The story, which was never reviewed or reprinted, appears to have sunk like a stone.

But now comes another rich revelation: The anonymously published tale was nothing less than a complete novel by Walt Whitman.

The 36,000-word “Life and Adventures of Jack Engle,” which was discovered last summer by a graduate student, was being republished online today by The Walt Whitman Quarterly Review and in book form by the University of Iowa Press. A quasi-Dickensian tale of an orphan’s adventures, it features a villainous lawyer, virtuous Quakers, glad-handing politicians, a sultry Spanish dancer and more than a few unlikely plot twists and jarring narrative shifts.

“This is Whitman’s take on the city mystery novel, a popular genre of the day that pitted the ‘upper 10 thousand’ — what we would call the 1 percent — against the lower million,” said David S. Reynolds, a Whitman expert at the Graduate Center of the City University of New York.
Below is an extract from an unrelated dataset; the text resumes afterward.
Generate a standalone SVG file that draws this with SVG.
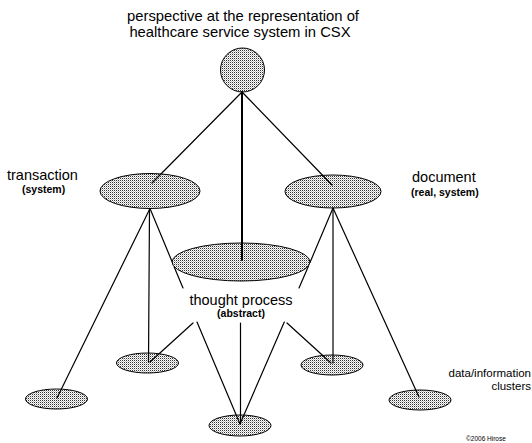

But it also, Reynolds and other scholars who have seen it say, offers clues to another mystery: how a workaday journalist and mostly conventional poet transformed himself into the author of the sensuous, philosophical, wildly experimental and altogether unclassifiable free verse of “Leaves of Grass.”

That transformation was one that Whitman himself wished to obscure.

That doesn’t faze Zachary Turpin, the graduate student at the University of Houston who found “Jack Engle.”

Turpin called it “rollicking, interesting, beautiful, beautiful and bizarre,” with antic twists, goofy names and suddenly revealed conspiracies that recall “a pre-modern Thomas Pynchon” or even, he ventured, “It’s a Mad, Mad, Mad, Mad World.”

This may sound a long way from “Leaves of Grass.” But Jack Engle and the other raffish young male characters, Reynolds said, are reminiscent of the man-of-the-streets persona he created with “Leaves of Grass.”

And then there’s Chapter 19, which Ed Folsom, editor of The Walt Whitman Quarterly Review called “a magical moment.” Here, Jack enters the cemetery at Trinity Church in Lower Manhattan, and the madcap plot grinds to a halt in favor of reveries about nature, immortality and the oneness of being that strikingly echo the imagery of Whitman’s great work.